» **Problem statement**: Images should be left out, and everything else in the listing reproduced exactly.

» **Recorded data**:
— START —

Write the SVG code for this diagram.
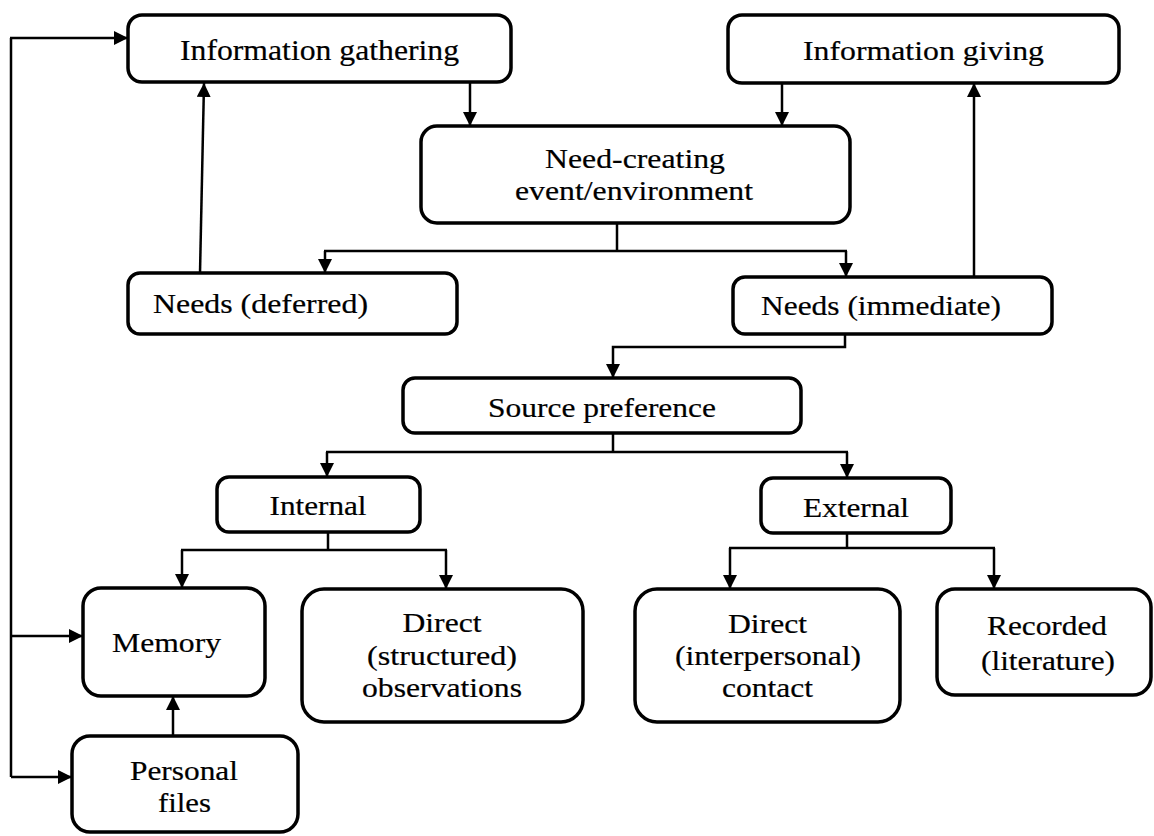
<svg xmlns="http://www.w3.org/2000/svg" width="1154" height="836" viewBox="0 0 1154 836">
<style>
.box{fill:#fff;stroke:#000;stroke-width:3.5}
.t{font-family:'Liberation Serif',serif;font-size:27px;fill:#000;stroke:#000;stroke-width:0.2}
.c{text-anchor:middle}
.ln{fill:none;stroke:#000;stroke-width:2.5}
.ar{fill:none;stroke:#000;stroke-width:2.5;marker-end:url(#ah)}
</style>
<defs>
<marker id="ah" markerUnits="userSpaceOnUse" markerWidth="14" markerHeight="14" refX="14" refY="7" orient="auto">
<path d="M0,0 L14,7 L0,14 z" fill="#000" stroke="none"/>
</marker>
</defs>
<rect width="1154" height="836" fill="#fff"/>
<g id="connectors">
<path class="ln" d="M11,777 L11,38"/>
<path class="ar" d="M10,38 L128,38"/>
<path class="ar" d="M11,636 L83,636"/>
<path class="ar" d="M11,777 L72,777"/>
<path class="ar" d="M470,82 L470,126"/>
<path class="ar" d="M782,83 L782,126"/>
<path class="ln" d="M617,223 L617,251 M324,251 L847,251"/>
<path class="ar" d="M325,251 L325,273"/>
<path class="ar" d="M846,251 L846,277"/>
<path class="ar" d="M200,273 L204,83"/>
<path class="ar" d="M974,277 L974,83"/>
<path class="ar" d="M845,334 L845,347 L613,347 L613,378"/>
<path class="ln" d="M613,433 L613,452 M326,452 L848,452"/>
<path class="ar" d="M327,452 L327,477"/>
<path class="ar" d="M847,452 L847,478"/>
<path class="ln" d="M328,532 L328,550 M181,550 L447,550"/>
<path class="ar" d="M182,550 L182,588"/>
<path class="ar" d="M446,550 L446,589"/>
<path class="ln" d="M847,533 L847,548 M729,548 L995,548"/>
<path class="ar" d="M730,548 L730,589"/>
<path class="ar" d="M994,548 L994,589"/>
<path class="ar" d="M173,736 L173,696"/>
</g>
<g id="gather">
<rect class="box" x="128" y="15" width="383" height="67" rx="14"/>
<text class="t c" x="319.5" y="60" style="font-size:29px" textLength="279" lengthAdjust="spacingAndGlyphs">Information gathering</text>
</g>
<g id="giving">
<rect class="box" x="728" y="15" width="391" height="68" rx="14"/>
<text class="t c" x="923.5" y="60" textLength="241" lengthAdjust="spacingAndGlyphs">Information giving</text>
</g>
<g id="needcreate">
<rect class="box" x="421" y="126" width="429" height="97" rx="16"/>
<text class="t c" x="635" y="168" textLength="180" lengthAdjust="spacingAndGlyphs">Need-creating</text>
<text class="t c" x="634" y="200" textLength="238" lengthAdjust="spacingAndGlyphs">event/environment</text>
</g>
<g id="deferred">
<rect class="box" x="128" y="273" width="329" height="61" rx="12"/>
<text class="t" x="153" y="313" textLength="215" lengthAdjust="spacingAndGlyphs">Needs (deferred)</text>
</g>
<g id="immediate">
<rect class="box" x="733" y="277" width="319" height="57" rx="12"/>
<text class="t" x="761" y="315" textLength="240" lengthAdjust="spacingAndGlyphs">Needs (immediate)</text>
</g>
<g id="source">
<rect class="box" x="403" y="378" width="398" height="55" rx="12"/>
<text class="t c" x="602" y="417" textLength="228" lengthAdjust="spacingAndGlyphs">Source preference</text>
</g>
<g id="internal">
<rect class="box" x="217" y="477" width="203" height="55" rx="12"/>
<text class="t c" x="318" y="515" textLength="97" lengthAdjust="spacingAndGlyphs">Internal</text>
</g>
<g id="external">
<rect class="box" x="761" y="478" width="190" height="55" rx="12"/>
<text class="t c" x="856" y="517" textLength="106" lengthAdjust="spacingAndGlyphs">External</text>
</g>
<g id="memory">
<rect class="box" x="83" y="588" width="182" height="108" rx="18"/>
<text class="t" x="112" y="652" textLength="109" lengthAdjust="spacingAndGlyphs">Memory</text>
</g>
<g id="structured">
<rect class="box" x="302" y="589" width="281" height="133" rx="22"/>
<text class="t c" x="442" y="632" textLength="79" lengthAdjust="spacingAndGlyphs">Direct</text>
<text class="t c" x="442" y="665" textLength="150" lengthAdjust="spacingAndGlyphs">(structured)</text>
<text class="t c" x="442" y="697" textLength="160" lengthAdjust="spacingAndGlyphs">observations</text>
</g>
<g id="interpersonal">
<rect class="box" x="635" y="589" width="265" height="133" rx="22"/>
<text class="t c" x="767.5" y="633" textLength="79" lengthAdjust="spacingAndGlyphs">Direct</text>
<text class="t c" x="768" y="665" textLength="186" lengthAdjust="spacingAndGlyphs">(interpersonal)</text>
<text class="t c" x="767.5" y="697" textLength="91" lengthAdjust="spacingAndGlyphs">contact</text>
</g>
<g id="recorded">
<rect class="box" x="937" y="589" width="214" height="106" rx="18"/>
<text class="t c" x="1047" y="635" textLength="120" lengthAdjust="spacingAndGlyphs">Recorded</text>
<text class="t c" x="1048" y="670" textLength="134" lengthAdjust="spacingAndGlyphs">(literature)</text>
</g>
<g id="personal">
<rect class="box" x="72" y="736" width="226" height="96" rx="18"/>
<text class="t c" x="184" y="780" textLength="108" lengthAdjust="spacingAndGlyphs">Personal</text>
<text class="t c" x="184.5" y="812" textLength="53" lengthAdjust="spacingAndGlyphs">files</text>
</g>
</svg>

— END —

» **Result of this exercise**:
Write the SVG code for this diagram.
<svg xmlns="http://www.w3.org/2000/svg" width="1154" height="836" viewBox="0 0 1154 836">
<style>
.box{fill:#fff;stroke:#000;stroke-width:3.5}
.t{font-family:'Liberation Serif',serif;font-size:27px;fill:#000;stroke:#000;stroke-width:0.2}
.c{text-anchor:middle}
.ln{fill:none;stroke:#000;stroke-width:2.5}
.ar{fill:none;stroke:#000;stroke-width:2.5;marker-end:url(#ah)}
</style>
<defs>
<marker id="ah" markerUnits="userSpaceOnUse" markerWidth="14" markerHeight="14" refX="14" refY="7" orient="auto">
<path d="M0,0 L14,7 L0,14 z" fill="#000" stroke="none"/>
</marker>
</defs>
<rect width="1154" height="836" fill="#fff"/>
<g id="connectors">
<path class="ln" d="M11,777 L11,38"/>
<path class="ar" d="M10,38 L128,38"/>
<path class="ar" d="M11,636 L83,636"/>
<path class="ar" d="M11,777 L72,777"/>
<path class="ar" d="M470,82 L470,126"/>
<path class="ar" d="M782,83 L782,126"/>
<path class="ln" d="M617,223 L617,251 M324,251 L847,251"/>
<path class="ar" d="M325,251 L325,273"/>
<path class="ar" d="M846,251 L846,277"/>
<path class="ar" d="M200,273 L204,83"/>
<path class="ar" d="M974,277 L974,83"/>
<path class="ar" d="M845,334 L845,347 L613,347 L613,378"/>
<path class="ln" d="M613,433 L613,452 M326,452 L848,452"/>
<path class="ar" d="M327,452 L327,477"/>
<path class="ar" d="M847,452 L847,478"/>
<path class="ln" d="M328,532 L328,550 M181,550 L447,550"/>
<path class="ar" d="M182,550 L182,588"/>
<path class="ar" d="M446,550 L446,589"/>
<path class="ln" d="M847,533 L847,548 M729,548 L995,548"/>
<path class="ar" d="M730,548 L730,589"/>
<path class="ar" d="M994,548 L994,589"/>
<path class="ar" d="M173,736 L173,696"/>
</g>
<g id="gather">
<rect class="box" x="128" y="15" width="383" height="67" rx="14"/>
<text class="t c" x="319.5" y="60" style="font-size:29px" textLength="279" lengthAdjust="spacingAndGlyphs">Information gathering</text>
</g>
<g id="giving">
<rect class="box" x="728" y="15" width="391" height="68" rx="14"/>
<text class="t c" x="923.5" y="60" textLength="241" lengthAdjust="spacingAndGlyphs">Information giving</text>
</g>
<g id="needcreate">
<rect class="box" x="421" y="126" width="429" height="97" rx="16"/>
<text class="t c" x="635" y="168" textLength="180" lengthAdjust="spacingAndGlyphs">Need-creating</text>
<text class="t c" x="634" y="200" textLength="238" lengthAdjust="spacingAndGlyphs">event/environment</text>
</g>
<g id="deferred">
<rect class="box" x="128" y="273" width="329" height="61" rx="12"/>
<text class="t" x="153" y="313" textLength="215" lengthAdjust="spacingAndGlyphs">Needs (deferred)</text>
</g>
<g id="immediate">
<rect class="box" x="733" y="277" width="319" height="57" rx="12"/>
<text class="t" x="761" y="315" textLength="240" lengthAdjust="spacingAndGlyphs">Needs (immediate)</text>
</g>
<g id="source">
<rect class="box" x="403" y="378" width="398" height="55" rx="12"/>
<text class="t c" x="602" y="417" textLength="228" lengthAdjust="spacingAndGlyphs">Source preference</text>
</g>
<g id="internal">
<rect class="box" x="217" y="477" width="203" height="55" rx="12"/>
<text class="t c" x="318" y="515" textLength="97" lengthAdjust="spacingAndGlyphs">Internal</text>
</g>
<g id="external">
<rect class="box" x="761" y="478" width="190" height="55" rx="12"/>
<text class="t c" x="856" y="517" textLength="106" lengthAdjust="spacingAndGlyphs">External</text>
</g>
<g id="memory">
<rect class="box" x="83" y="588" width="182" height="108" rx="18"/>
<text class="t" x="112" y="652" textLength="109" lengthAdjust="spacingAndGlyphs">Memory</text>
</g>
<g id="structured">
<rect class="box" x="302" y="589" width="281" height="133" rx="22"/>
<text class="t c" x="442" y="632" textLength="79" lengthAdjust="spacingAndGlyphs">Direct</text>
<text class="t c" x="442" y="665" textLength="150" lengthAdjust="spacingAndGlyphs">(structured)</text>
<text class="t c" x="442" y="697" textLength="160" lengthAdjust="spacingAndGlyphs">observations</text>
</g>
<g id="interpersonal">
<rect class="box" x="635" y="589" width="265" height="133" rx="22"/>
<text class="t c" x="767.5" y="633" textLength="79" lengthAdjust="spacingAndGlyphs">Direct</text>
<text class="t c" x="768" y="665" textLength="186" lengthAdjust="spacingAndGlyphs">(interpersonal)</text>
<text class="t c" x="767.5" y="697" textLength="91" lengthAdjust="spacingAndGlyphs">contact</text>
</g>
<g id="recorded">
<rect class="box" x="937" y="589" width="214" height="106" rx="18"/>
<text class="t c" x="1047" y="635" textLength="120" lengthAdjust="spacingAndGlyphs">Recorded</text>
<text class="t c" x="1048" y="670" textLength="134" lengthAdjust="spacingAndGlyphs">(literature)</text>
</g>
<g id="personal">
<rect class="box" x="72" y="736" width="226" height="96" rx="18"/>
<text class="t c" x="184" y="780" textLength="108" lengthAdjust="spacingAndGlyphs">Personal</text>
<text class="t c" x="184.5" y="812" textLength="53" lengthAdjust="spacingAndGlyphs">files</text>
</g>
</svg>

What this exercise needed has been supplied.